Legends About the Snake-Stone

there are many stories about the snake stone and allusions to the polished mineral stone in historical writings

To the Snake-stone a popular superstition is still attached in the East. In the narrative of a voyage in H.M.S. "Samarang," Captain Sir Edward Belcher says:--"At my last interview with the Sultan (of Guning Taboor), at which he would only permit Tuan Hadji and our interpreter to be present, he conveyed into my hand (suddenly closing it with great mystery) what they term here the Snake-stone. This is a polished globe of quartz, about the size of a musketball, which he described as of infinite value, an heirloom, and reported to have been extracted from the head of an enchanted snake. At first I suspected it to be a bezoar stone, but on inspection found it to be merely quartz, the grinding and polishing of which in a globular form must have required some art."

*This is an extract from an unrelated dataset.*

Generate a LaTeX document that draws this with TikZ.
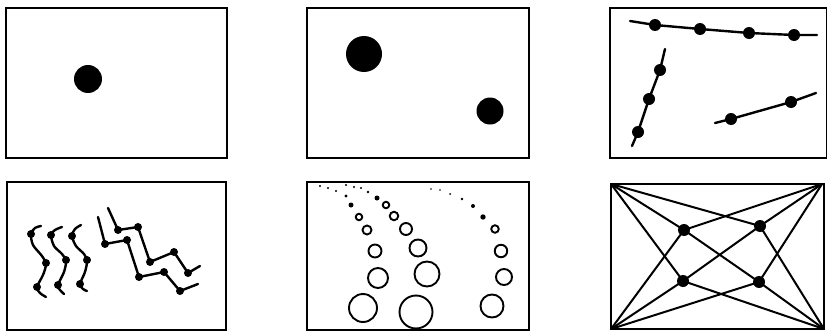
\documentclass[tikz,border=0pt]{standalone}
\begin{document}
\begin{tikzpicture}[x=1pt,y=-1pt,
  panel/.style={draw=black, line width=1.6pt},
  dot/.style={circle, fill=black, inner sep=0pt, minimum size=#1},
  ring/.style={circle, draw=black, line width=1.9pt, inner sep=0pt, minimum size=#1},
  stroke/.style={line width=#1, line cap=round, line join=round},
  stroke/.default=2.4pt]
\useasboundingbox (0,0) rectangle (827,332);
% frames
\draw[panel] (6,8) rectangle (227,158);
\draw[panel] (307,8) rectangle (529,158);
\draw[panel] (610,8) rectangle (827,158);
\draw[panel] (7,182) rectangle (226,330);
\draw[panel] (307,182) rectangle (529,330);
\draw[panel] (611,184) rectangle (824,329);

% panel 1
\node[dot=28pt] (p1a) at (88,79) {};
% panel 2
\node[dot=36pt] (p2a) at (364,54) {};
\node[dot=27pt] (p2b) at (490,111) {};

% panel 3
\coordinate (t0) at (630,21);
\coordinate (t5) at (817,35);
\coordinate (t1) at (655,25);
\coordinate (t2) at (700,29);
\coordinate (t3) at (749,33);
\coordinate (t4) at (794,35);
\draw[stroke] (t0) -- (t1) -- (t2) -- (t3) -- (t4) -- (t5);
\foreach \n in {t1,t2,t3,t4} \node[dot=12pt] (d\n) at (\n) {};
\coordinate (l0) at (665,49);
\coordinate (l1) at (660,70);
\coordinate (l2) at (649,99);
\coordinate (l3) at (638,132);
\coordinate (l4) at (632,146);
\draw[stroke] (l0) -- (l1) -- (l2) -- (l3) -- (l4);
\foreach \n in {l1,l2,l3} \node[dot=12pt] (d\n) at (\n) {};
\coordinate (r0) at (715,123);
\coordinate (r1) at (731,119);
\coordinate (r2) at (791,102);
\coordinate (r3) at (816,93);
\draw[stroke] (r0) -- (r1) -- (r2) -- (r3);
\foreach \n in {r1,r2} \node[dot=12pt] (d\n) at (\n) {};

% panel 4: wiggles
\draw[stroke] plot[smooth] coordinates {(41,226) (35,228) (31,234) (33,245) (42,256) (46,264) (43,275) (37,287) (40,293) (46,297)};
\node[dot=8pt] (w1a) at (31,234) {};
\node[dot=8pt] (w1b) at (46,263) {};
\node[dot=8pt] (w1c) at (37,287) {};
\draw[stroke] plot[smooth] coordinates {(62,227) (55,230) (51,235) (54,246) (62,254) (66,261) (64,272) (58,285) (60,290) (64,294)};
\node[dot=8pt] (w2a) at (51,235) {};
\node[dot=8pt] (w2b) at (66,260) {};
\node[dot=8pt] (w2c) at (58,285) {};
\draw[stroke] plot[smooth] coordinates {(81,225) (75,229) (72,236) (76,246) (84,254) (87,261) (85,272) (80,284) (83,289) (87,291)};
\node[dot=8pt] (w3a) at (72,236) {};
\node[dot=8pt] (w3b) at (87,260) {};
\node[dot=8pt] (w3c) at (80,284) {};
% zigzags
\coordinate (u0) at (108,208);
\coordinate (u1) at (118,230);
\coordinate (u2) at (138,227);
\coordinate (u3) at (150,262);
\coordinate (u4) at (174,252);
\coordinate (u5) at (188,273);
\coordinate (u6) at (200,266);
\draw[stroke] (u0) -- (u1) -- (u2) -- (u3) -- (u4) -- (u5) -- (u6);
\foreach \n in {u1,u2,u3,u4,u5} \node[dot=8pt] (d\n) at (\n) {};
\coordinate (v0) at (98,217);
\coordinate (v1) at (105,244);
\coordinate (v2) at (127,240);
\coordinate (v3) at (139,277);
\coordinate (v4) at (164,272);
\coordinate (v5) at (180,291);
\coordinate (v6) at (198,284);
\draw[stroke] (v0) -- (v1) -- (v2) -- (v3) -- (v4) -- (v5) -- (v6);
\foreach \n in {v1,v2,v3,v4,v5} \node[dot=8pt] (d\n) at (\n) {};

% panel 5: trails of circles
% column A
\node[dot=2.2pt] (a1) at (320,186) {};
\node[dot=2.2pt] (a2) at (328,188) {};
\node[dot=2.4pt] (a3) at (336,191) {};
\node[dot=3.4pt] (a4) at (346,196) {};
\node[dot=5pt] (a5) at (351,205) {};
\node[ring=6.5pt] (a6) at (359,217) {};
\node[ring=9pt] (a7) at (367,230) {};
\node[ring=13pt] (a8) at (375,251) {};
\node[ring=20pt] (a9) at (378,278) {};
\node[ring=28pt] (a10) at (363,308) {};
% column B
\node[dot=2.2pt] (b1) at (346,185) {};
\node[dot=2.2pt] (b2) at (354,187) {};
\node[dot=2.4pt] (b3) at (361,188) {};
\node[dot=2.6pt] (b4) at (368,192) {};
\node[dot=5pt] (b5) at (377,198) {};
\node[ring=6.5pt] (b6) at (386,205) {};
\node[ring=8.5pt] (b7) at (394,216) {};
\node[ring=12pt] (b8) at (406,229) {};
\node[ring=17pt] (b9) at (418,248) {};
\node[ring=25pt] (b10) at (427,274) {};
\node[ring=33pt] (b11) at (416,312) {};
% column C
\node[dot=1.6pt] (c1) at (431,189) {};
\node[dot=1.6pt] (c2) at (440,190) {};
\node[dot=2pt] (c3) at (450,194) {};
\node[dot=2.6pt] (c4) at (462,199) {};
\node[dot=4pt] (c5) at (473,206) {};
\node[dot=5.4pt] (c6) at (483,217) {};
\node[ring=7.5pt] (c7) at (495,229) {};
\node[ring=12.5pt] (c8) at (501,251) {};
\node[ring=16pt] (c9) at (504,277) {};
\node[ring=23pt] (c10) at (492,306) {};

% panel 6: web
\coordinate (TL) at (611,184);
\coordinate (TR) at (822,184);
\coordinate (BL) at (611,329);
\coordinate (BR) at (824,329);
\node[dot=12pt] (A) at (684,230) {};
\node[dot=12pt] (B) at (760,226) {};
\node[dot=12pt] (C) at (683,281) {};
\node[dot=12pt] (D) at (759,282) {};
\draw[stroke=2pt] (TL) -- (A.center) -- (D.center) -- (BR);
\draw[stroke=2pt] (TL) -- (B.center) -- (BR);
\draw[stroke=2pt] (TL) -- (C.center) -- (BR);
\draw[stroke=2pt] (TR) -- (B.center) -- (C.center) -- (BL);
\draw[stroke=2pt] (TR) -- (A.center) -- (BL);
\draw[stroke=2pt] (TR) -- (D.center) -- (BL);
\end{tikzpicture}
\end{document}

Allusions to serpents' stones are frequent by the early writers; in the "Gesta Romanorum" (chapter cv.), we read that the Emperor Theodosius the Blind ordained that the cause of any injured person should be heard on ringing a bell, placed in a public part of his palace. A serpent had a nest near the spot where the bell-rope hung. In the absence of the serpent a toad took possession of her nest; the serpent, twisting itself round the rope, rung the bell for justice, and by the emperor's special command the toad was killed. A few days afterwards, as the emperor was reposing on his couch, the serpent entered the chamber bearing a precious stone in its mouth, and crawling up to the emperor's face laid it on his eyes, and glided out of the apartment; the monarch was immediately restored to sight.